START Data lines
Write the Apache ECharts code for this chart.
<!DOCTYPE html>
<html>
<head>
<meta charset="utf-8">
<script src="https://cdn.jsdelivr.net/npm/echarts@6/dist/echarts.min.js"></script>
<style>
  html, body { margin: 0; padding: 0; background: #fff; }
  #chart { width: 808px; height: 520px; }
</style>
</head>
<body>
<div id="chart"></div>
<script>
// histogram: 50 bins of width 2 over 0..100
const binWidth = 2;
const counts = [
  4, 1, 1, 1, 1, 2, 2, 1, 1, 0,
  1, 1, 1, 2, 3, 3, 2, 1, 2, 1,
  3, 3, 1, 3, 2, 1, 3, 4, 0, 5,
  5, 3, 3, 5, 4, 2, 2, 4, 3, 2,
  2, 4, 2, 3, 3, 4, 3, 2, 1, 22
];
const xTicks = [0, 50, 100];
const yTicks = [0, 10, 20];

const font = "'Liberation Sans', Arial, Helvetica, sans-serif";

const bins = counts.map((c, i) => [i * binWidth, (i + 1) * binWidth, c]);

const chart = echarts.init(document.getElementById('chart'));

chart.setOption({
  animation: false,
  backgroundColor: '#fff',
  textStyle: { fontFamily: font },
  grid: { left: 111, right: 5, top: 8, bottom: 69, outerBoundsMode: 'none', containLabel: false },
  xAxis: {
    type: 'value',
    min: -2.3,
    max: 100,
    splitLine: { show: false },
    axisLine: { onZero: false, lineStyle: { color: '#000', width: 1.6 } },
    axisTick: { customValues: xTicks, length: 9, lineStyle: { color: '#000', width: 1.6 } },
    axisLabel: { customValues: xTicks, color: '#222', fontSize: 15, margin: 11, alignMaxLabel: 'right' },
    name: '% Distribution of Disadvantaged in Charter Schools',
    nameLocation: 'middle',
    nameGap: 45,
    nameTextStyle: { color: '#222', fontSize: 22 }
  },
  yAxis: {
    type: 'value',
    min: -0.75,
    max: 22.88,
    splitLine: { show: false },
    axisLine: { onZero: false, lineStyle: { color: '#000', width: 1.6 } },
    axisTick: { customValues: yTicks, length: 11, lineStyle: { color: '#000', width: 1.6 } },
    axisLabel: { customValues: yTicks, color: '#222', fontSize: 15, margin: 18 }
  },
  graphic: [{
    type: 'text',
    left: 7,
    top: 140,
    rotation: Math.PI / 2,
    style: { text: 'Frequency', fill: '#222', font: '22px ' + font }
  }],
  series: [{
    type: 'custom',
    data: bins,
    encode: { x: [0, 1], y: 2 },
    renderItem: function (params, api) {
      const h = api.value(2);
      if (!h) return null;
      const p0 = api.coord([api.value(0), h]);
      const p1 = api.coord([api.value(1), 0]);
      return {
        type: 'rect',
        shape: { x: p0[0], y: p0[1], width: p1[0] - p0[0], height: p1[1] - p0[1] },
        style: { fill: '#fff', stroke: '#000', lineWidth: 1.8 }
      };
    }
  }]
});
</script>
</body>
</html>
END Data lines
Problem to work on | Everything from the first line above up to and including the line that contains "const chart = echarts.init(document.getElementById('chart'));" should be printed exactly; please print only that.

Written solution |
Write the Apache ECharts code for this chart.
<!DOCTYPE html>
<html>
<head>
<meta charset="utf-8">
<script src="https://cdn.jsdelivr.net/npm/echarts@6/dist/echarts.min.js"></script>
<style>
  html, body { margin: 0; padding: 0; background: #fff; }
  #chart { width: 808px; height: 520px; }
</style>
</head>
<body>
<div id="chart"></div>
<script>
// histogram: 50 bins of width 2 over 0..100
const binWidth = 2;
const counts = [
  4, 1, 1, 1, 1, 2, 2, 1, 1, 0,
  1, 1, 1, 2, 3, 3, 2, 1, 2, 1,
  3, 3, 1, 3, 2, 1, 3, 4, 0, 5,
  5, 3, 3, 5, 4, 2, 2, 4, 3, 2,
  2, 4, 2, 3, 3, 4, 3, 2, 1, 22
];
const xTicks = [0, 50, 100];
const yTicks = [0, 10, 20];

const font = "'Liberation Sans', Arial, Helvetica, sans-serif";

const bins = counts.map((c, i) => [i * binWidth, (i + 1) * binWidth, c]);

const chart = echarts.init(document.getElementById('chart'));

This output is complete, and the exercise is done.